Script: Pat Mills and Alan Mitchell

Art: John Hicklenton

Dated: Dec 90

Note: Fourth episode of "Ryan’s Story," from #25, 29, 35.

==Collected editions==

| Title | ISBN | Publisher | Release date | Contents |
|---|---|---|---|---|
| Third World War Book One | 9781781087510 | Rebellion Publishing | 9 January 2020 | Material from Crisis #1-14 |
| Third World War Book Two: Back to Babylon | 9781781089293 | Rebellion Publishing | 5 January 2021 | Material from Crisis #15-24, #26-27 and #30-34 |

==Reception==
While Mills has gone on the record several times to criticise Crisis, he remains proud of "Third World War" itself. In 2003, he listed the story alongside "Charley's War" as his favourites from his own work.
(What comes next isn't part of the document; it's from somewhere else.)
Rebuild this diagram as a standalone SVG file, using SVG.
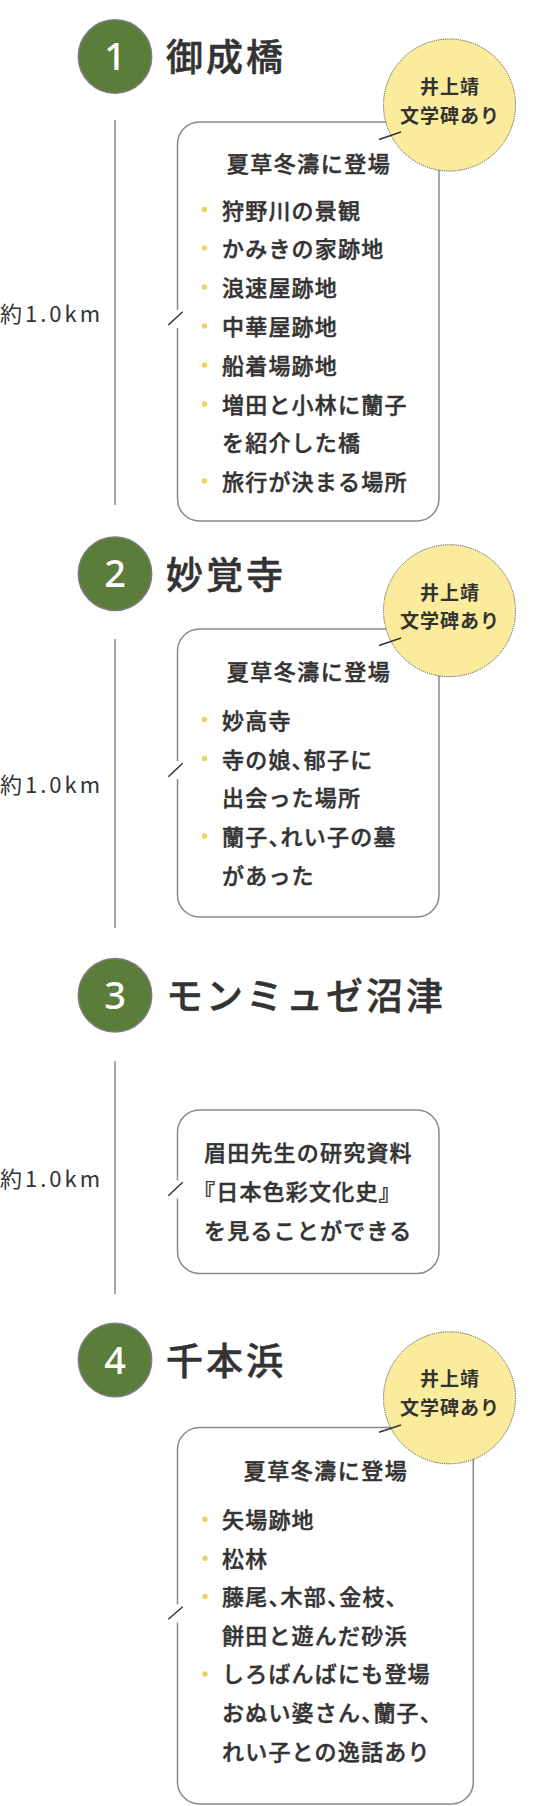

Reviewing the American printing of the series for Amazing Heroes in 1991, Len Wong described the story as "pure propaganda" but that "everything is presented in a well-written, believable fiction".

Retrospective criticism of the series has been mixed. Reviewing the first Rebellion collection for Slings & Arrows, Frank Plowright sympathised with Mills' approach and praised his research of what were obscure events at the time but felt "the hectoring spirit now wears in concentrated doses". Luke Williams was of a similar mind when covering the volume for Down the Tubes, noting the story was "hard hitting politically and quite savage" but noted it often became a screed when "strip’s plots slow to a crawl as it becomes a diatribe with a plot attached". Both had similar views on the second collection; Plowright felt the constant changes of artist added to scattershot scripting, and surmised "the stories are as mixed as the art, with Mills orchestrating a multi-agenda polemic that rarely settles long enough in one place to do it justice". Williams conversely felt the varied artists were actually a strength, instead feeling its weakness was "extended sequences where characters just pontificate".